Proyek ini nantinya menghasilkan gambar-gambar digital tiga dimensi dari tujuh warisan budaya candi yaitu Prambanan, Sewu, Lumbung, Bubrah, Ghana, Ijo, dan Ratu Boko. Selain itu juga indeks kerentanan dan indeks risiko masing-masing candi dan data geologis dari kawasan sekitar candi-candi tersebut.
Candi-candi ini terletak di atas Sesar Opak, yakni salah satu patahan paling aktif yang mana pergerakannya telah mengakibatkan bencana alam di sekitar Jogjakarta dan sekitarnya.

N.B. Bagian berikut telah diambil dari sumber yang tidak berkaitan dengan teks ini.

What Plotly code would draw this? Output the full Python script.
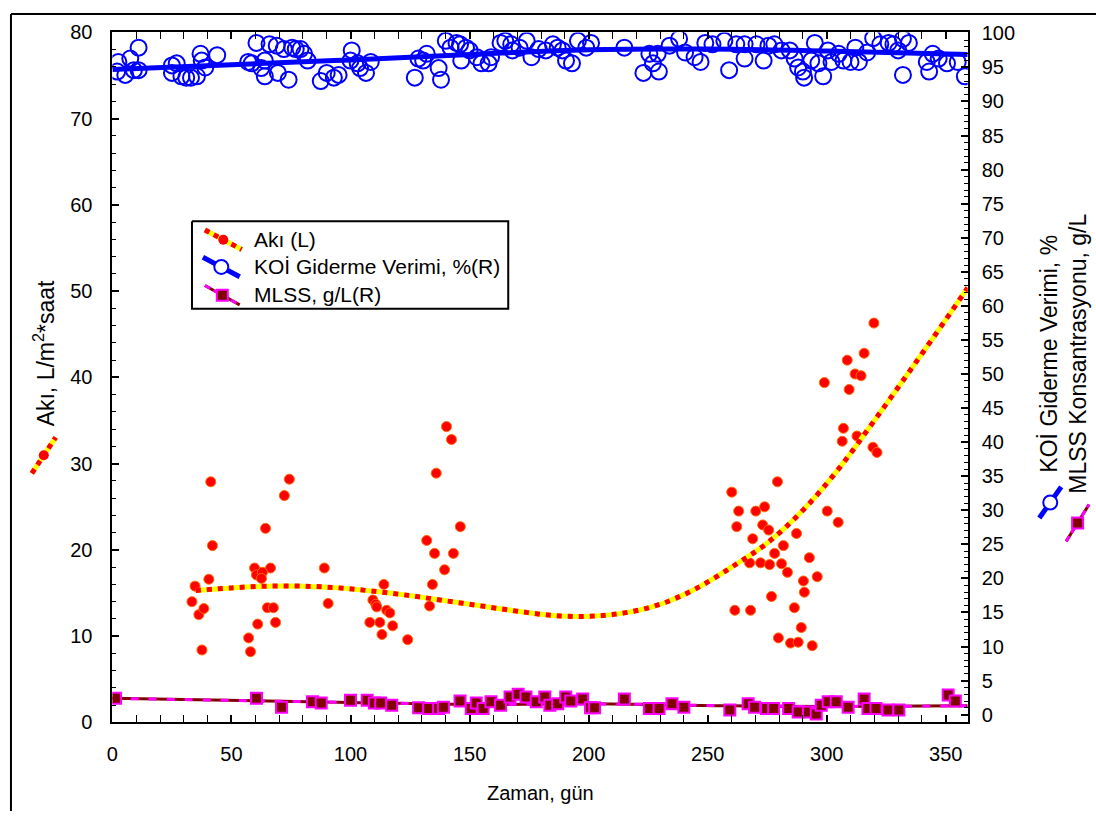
import plotly.graph_objects as go

W, H = 1096, 822
FONT = "Liberation Sans, Arial, sans-serif"

# ---- Akı (flux), L/m2*saat, left axis ----
aki_day = [41.3, 74.3, 72.2, 42.0, 64.3, 40.5, 59.7, 66.4, 60.5, 63.0, 62.6, 89.0,
           34.7, 33.4, 36.3, 38.4, 37.6, 65.1, 67.6, 61.0, 68.5, 57.2, 58.0, 90.6,
           114.0, 109.4, 110.6, 111.0, 115.2, 116.5, 108.1, 112.3, 113.2, 117.7, 124.0,
           136.0, 146.1, 132.0, 135.3, 143.2, 139.5, 134.4, 133.2, 140.3, 142.4,
           319.8, 315.7, 308.6, 311.9, 314.4, 309.4, 299.0, 307.0, 306.5, 312.7, 319.4,
           321.1, 279.3, 260.1, 263.0, 270.2, 273.9, 262.2, 300.2, 304.8, 273.1, 275.6,
           268.9, 287.3, 281.8, 278.1, 267.6, 272.2, 276.0, 281.0, 283.5, 292.7, 296.0,
           290.2, 290.6, 276.8, 261.4, 268.0, 286.4, 289.3, 279.7, 284.8, 288.0, 293.9]
aki_flux = [27.9, 28.2, 26.3, 20.5, 22.5, 16.6, 17.9, 17.9, 17.1, 17.4, 16.7, 17.9,
            15.8, 14.0, 12.5, 13.2, 8.4, 13.3, 13.3, 11.4, 11.6, 9.8, 8.2, 13.8,
            16.0, 14.2, 13.7, 13.4, 13.0, 12.7, 11.6, 11.6, 10.2, 11.2, 9.6,
            28.9, 22.7, 21.1, 19.6, 19.6, 17.7, 16.0, 13.5, 34.3, 32.8,
            46.3, 42.8, 42.0, 40.4, 40.2, 38.6, 39.4, 34.1, 32.6, 33.2, 31.9,
            31.3, 27.9, 26.7, 24.5, 24.5, 25.0, 22.7, 24.5, 23.2, 22.9, 22.3,
            21.3, 21.9, 20.5, 19.6, 18.5, 18.5, 18.3, 18.4, 17.4, 19.1, 16.9,
            16.4, 15.1, 14.6, 13.0, 13.0, 13.3, 11.0, 9.8, 9.2, 9.3, 8.9]

# smoothed flux trend
aki_fit_day = [35, 50, 65, 80, 95, 110, 125, 140, 155, 170, 185, 200, 215, 230, 245,
               260, 275, 290, 305, 320, 335, 350, 359.2]
aki_fit = [15.3, 15.6, 15.8, 15.8, 15.6, 15.2, 14.7, 14.1, 13.5, 12.9, 12.4, 12.3, 12.7,
           13.7, 15.5, 18.0, 20.8, 24.6, 29.4, 35.0, 40.8, 46.7, 50.4]

# ---- KOİ giderme verimi, %, right axis ----
koi_day = [2.5, 2, 5.4, 7.5, 11, 11, 9, 25, 27, 25, 29, 31, 33, 35.5, 37, 37.5, 39, 44,
           57, 58.5, 60.5, 64, 62.5, 64, 66, 69, 69.5, 72, 74, 75.5, 77, 79, 80.5, 82,
           87.5, 90, 93, 95, 100.5, 100, 103, 104, 106.5, 108.5, 127, 128.5, 130.5,
           132, 137, 138, 140, 142, 144.5, 146, 146.5, 148.5, 150, 153, 155, 158, 159,
           163, 165, 167.5, 168, 171, 174, 176, 179, 182, 185, 187, 189, 190.5, 193,
           195.5, 199, 201, 215, 223, 225.5, 227, 229, 229.5, 234, 238, 240.5, 244.5,
           247, 249, 252, 257, 259, 262, 265.5, 265.5, 270.5, 273.5, 275.5, 278, 281,
           284.5, 286.5, 288, 290, 290.5, 293.5, 295, 296.5, 298.5, 300.5, 302, 305,
           307, 310, 312, 313.5, 317, 319.5, 322.5, 326, 328, 330, 332, 334.5, 332,
           342, 343, 344.5, 347, 350.5, 355, 358]
koi_eff = [95.8, 94.4, 93.9, 96.3, 97.9, 94.6, 94.6, 95.3, 95.6, 94.2, 93.7, 93.5, 93.5,
           93.7, 97.0, 96.0, 95.0, 96.8, 95.8, 95.6, 98.6, 96.0, 94.9, 93.7, 98.4, 98.2,
           94.2, 97.7, 93.2, 97.9, 97.7, 97.7, 97.0, 96.0, 93.0, 94.2, 93.5, 93.9, 97.5,
           96.0, 95.6, 94.9, 94.2, 95.8, 93.5, 96.3, 96.0,
           97.0, 94.9, 93.2, 98.9, 97.9, 98.6, 98.4, 96.0, 97.9, 97.5, 96.5, 95.6, 95.6,
           96.5, 98.6, 98.9, 98.4, 97.5, 97.9, 98.9, 96.5, 97.7, 97.5, 98.4, 97.9, 97.5,
           96.0, 95.6, 98.9, 97.9, 98.6, 97.9, 94.2, 97.0, 95.6, 97.0, 94.4, 98.2, 99.2,
           97.2, 96.5, 95.8, 98.6, 98.4, 98.9, 94.6, 98.4, 96.3, 98.4, 98.4, 96.0, 98.2,
           98.4, 97.5, 97.5, 96.3, 95.0, 94.4, 93.5, 96.0, 98.6, 95.6, 93.7, 97.5, 95.8,
           97.0, 96.0, 95.8, 97.9, 95.8, 97.2, 99.3, 98.4, 98.6, 98.4, 97.5, 99.2, 98.6,
           93.9, 95.8, 94.4, 97.0, 96.3, 95.6, 95.8, 93.7]

koi_fit_day = [0, 50, 100, 150, 200, 250, 300, 359.2]
koi_fit = [94.7, 95.4, 96.1, 96.9, 97.6, 97.7, 97.4, 96.9]

# ---- MLSS, g/L, right axis ----
mlss_day = [1.3, 60.5, 71, 84, 87.7, 100, 107, 110, 112.7, 117.3, 128.6, 132.8, 137, 139,
            146, 150.7, 152.8, 155.7, 159, 163, 167, 170.4, 173.7, 178, 181.6, 183.7, 187,
            190.4, 192.5, 197.5, 200.8, 202.5, 215, 225.5, 229.6, 235, 240, 259.3, 267,
            269.7, 274.7, 277.7, 284, 288, 292.3, 295.6, 297.7, 300.6, 304, 309, 315.7,
            317.3, 320.7, 325.7, 330.3, 351, 354]
mlss_conc = [2.4, 2.4, 1.1, 1.9, 1.7, 2.1, 2.1, 1.7, 1.7, 1.4, 1.0, 0.9, 0.9, 1.1,
             2.0, 0.9, 1.7, 0.9, 1.9, 1.4, 2.6, 3.0, 2.6, 1.9, 2.6, 1.4, 1.6,
             2.6, 2.0, 2.3, 1.0, 1.0, 2.3, 0.9, 0.9, 1.6, 1.1, 0.7, 1.6,
             1.1, 0.9, 0.9, 0.9, 0.4, 0.4, 0.1, 1.4, 1.9, 1.9, 1.1, 2.3,
             0.9, 0.9, 0.7, 0.7, 2.9, 2.0]

mlss_fit_day = [0, 100, 160, 200, 260, 300, 359.2]
mlss_fit = [2.4, 1.8, 1.5, 1.6, 1.3, 1.2, 1.3]

# ---- text ----
x_title = "Zaman, gün"
y_title = "Akı, L/m<sup>2</sup>*saat"
y2_title = "KOİ Giderme Verimi, %<br>MLSS Konsantrasyonu, g/L"
legend_labels = ["Akı (L)", "KOİ Giderme Verimi, %(R)", "MLSS, g/L(R)"]

RED, YEL, BLUE, MAR, MAG = "#FF0000", "#FFFF00", "#0000FF", "#800000", "#FF00FF"

fig = go.Figure()

# flux points and smoothed curve
fig.add_trace(go.Scatter(x=aki_day, y=aki_flux, mode="markers", xaxis="x", yaxis="y",
                         marker=dict(symbol="circle", size=10, color=RED,
                                     line=dict(width=1, color="#FF6A00"))))
fig.add_trace(go.Scatter(x=aki_fit_day, y=aki_fit, mode="lines", line_shape="spline",
                         line=dict(color=YEL, width=5)))
fig.add_trace(go.Scatter(x=aki_fit_day, y=aki_fit, mode="lines", line_shape="spline",
                         line=dict(color=RED, width=5, dash="5px,6px")))

# COD removal points and curve
fig.add_trace(go.Scatter(x=koi_day, y=koi_eff, mode="markers", yaxis="y2",
                         marker=dict(symbol="circle-open", size=16, color=BLUE,
                                     line=dict(width=2, color=BLUE))))
fig.add_trace(go.Scatter(x=koi_fit_day, y=koi_fit, mode="lines", yaxis="y2",
                         line_shape="spline", line=dict(color=BLUE, width=5)))

# MLSS points and curve
fig.add_trace(go.Scatter(x=mlss_fit_day, y=mlss_fit, mode="lines", yaxis="y2",
                         line_shape="spline", line=dict(color=MAR, width=3)))
fig.add_trace(go.Scatter(x=mlss_fit_day, y=mlss_fit, mode="lines", yaxis="y2",
                         line_shape="spline", line=dict(color=MAG, width=3, dash="8px,10px")))
fig.add_trace(go.Scatter(x=mlss_day, y=mlss_conc, mode="markers", yaxis="y2",
                         marker=dict(symbol="square", size=11, color=MAR,
                                     line=dict(width=2, color=MAG))))

# ---- decoration layer in pixel coordinates (legend box and title glyphs) ----
def px_trace(xs, ys, **kw):
    fig.add_trace(go.Scatter(x=xs, y=ys, xaxis="x3", yaxis="y3", hoverinfo="skip",
                             cliponaxis=False, **kw))

LEG_L, LEG_T, LEG_R, LEG_B = 187, 216, 505, 306
px_trace([LEG_L, LEG_R, LEG_R, LEG_L, LEG_L], [LEG_T, LEG_T, LEG_B, LEG_B, LEG_T],
         mode="lines", fill="toself", fillcolor="white", line=dict(color="black", width=2))


def glyph(x0, y0, x1, y1, kind):
    xm, ym = (x0 + x1) / 2, (y0 + y1) / 2
    if kind == "aki":
        px_trace([x0, x1], [y0, y1], mode="lines", line=dict(color=YEL, width=5))
        px_trace([x0, x1], [y0, y1], mode="lines", line=dict(color=RED, width=5, dash="5px,5px"))
        px_trace([xm], [ym], mode="markers",
                 marker=dict(symbol="circle", size=10, color=RED, line=dict(width=0)))
    elif kind == "koi":
        px_trace([x0, x1], [y0, y1], mode="lines", line=dict(color=BLUE, width=5))
        px_trace([xm], [ym], mode="markers",
                 marker=dict(symbol="circle", size=14, color="white",
                             line=dict(width=2, color=BLUE)))
    else:
        px_trace([x0, x1], [y0, y1], mode="lines", line=dict(color=MAR, width=3))
        px_trace([x0, x1], [y0, y1], mode="lines", line=dict(color=MAG, width=3, dash="6px,4px"))
        px_trace([xm], [ym], mode="markers",
                 marker=dict(symbol="square", size=11, color=MAR, line=dict(width=2, color=MAG)))


glyph(200, 225, 237, 245, "aki")
glyph(198, 253, 235, 273, "koi")
glyph(200, 282, 235, 302, "mlss")
glyph(26, 475, 50, 438, "aki")
glyph(1039, 521, 1061, 489, "koi")
glyph(1066, 545, 1089, 507, "mlss")

axis_common = dict(showline=True, linecolor="black", linewidth=2, ticks="inside",
                   tickcolor="black", tickwidth=1.5, ticklen=7, showgrid=False,
                   zeroline=False, tickfont=dict(family=FONT, size=20, color="black"))

fig.update_layout(
    width=W, height=H, autosize=False,
    margin=dict(l=0, r=0, t=0, b=0),
    paper_bgcolor="white", plot_bgcolor="rgba(0,0,0,0)",
    showlegend=False,
    xaxis=dict(domain=[107 / W, 967 / W], range=[0, 359.2], anchor="y",
               tick0=0, dtick=50, mirror="allticks", ticklabelstandoff=13,
               minor=dict(dtick=10, ticks="inside", ticklen=4, tickcolor="black", tickwidth=1),
               **axis_common),
    yaxis=dict(domain=[1 - 731 / H, 1 - 22 / H], range=[0, 80], anchor="x",
               tick0=0, dtick=10, ticklabelstandoff=14,
               minor=dict(dtick=2, ticks="inside", ticklen=4, tickcolor="black", tickwidth=1),
               **axis_common),
    yaxis2=dict(overlaying="y", side="right", anchor="x", range=[-1.14, 100.14],
                tick0=0, dtick=5, ticklabelstandoff=8,
                minor=dict(dtick=1, ticks="inside", ticklen=4, tickcolor="black", tickwidth=1),
                **axis_common),
    xaxis3=dict(domain=[0, 1], range=[0, W], visible=False, anchor="y3", fixedrange=True),
    yaxis3=dict(domain=[0, 1], range=[H, 0], visible=False, anchor="x3", fixedrange=True),
)


def ann(text, x, y, size, angle=0, xanchor="center", yanchor="middle", align="center"):
    fig.add_annotation(text=text, x=x / W, y=1 - y / H, xref="paper", yref="paper",
                       showarrow=False, textangle=angle, xanchor=xanchor, yanchor=yanchor,
                       align=align, font=dict(family=FONT, size=size, color="black"))


ann(x_title, 537, 803, 20)
ann(y_title, 38, 352, 23, angle=-90)
ann(y2_title, 1063, 352, 23, angle=-90)
for label, yy in zip(legend_labels, [235, 263, 291]):
    ann(label, 247, yy, 21, xanchor="left")

# outer frame edges
fig.add_shape(type="line", xref="paper", yref="paper", x0=5 / W, x1=1.0,
              y0=1 - 3 / H, y1=1 - 3 / H, line=dict(color="black", width=2))
fig.add_shape(type="line", xref="paper", yref="paper", x0=5 / W, x1=5 / W,
              y0=0, y1=1 - 3 / H, line=dict(color="black", width=2))

fig.write_html("out.html")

Proyek ini juga akan mendokumentasikan cagar budaya tak benda, seperti cerita rakyat, pertunjukan tradisional, ritual dan kepercayaan berkolaborasi dengan para komunitas di desa sekitar kawasan candi.
”Memetakan tujuh situs cagar budaya sebagai bagian dari inistiatif penanggulangan bencana sangat penting untuk dilakukan mengingat tingginya resiko terjadinya bencana di lokasi-lokasi tersebut,” kata Kepala Balai Pelestarian Cagar Budaya (BPCB) DIJ Zaimul Azzah. (ila)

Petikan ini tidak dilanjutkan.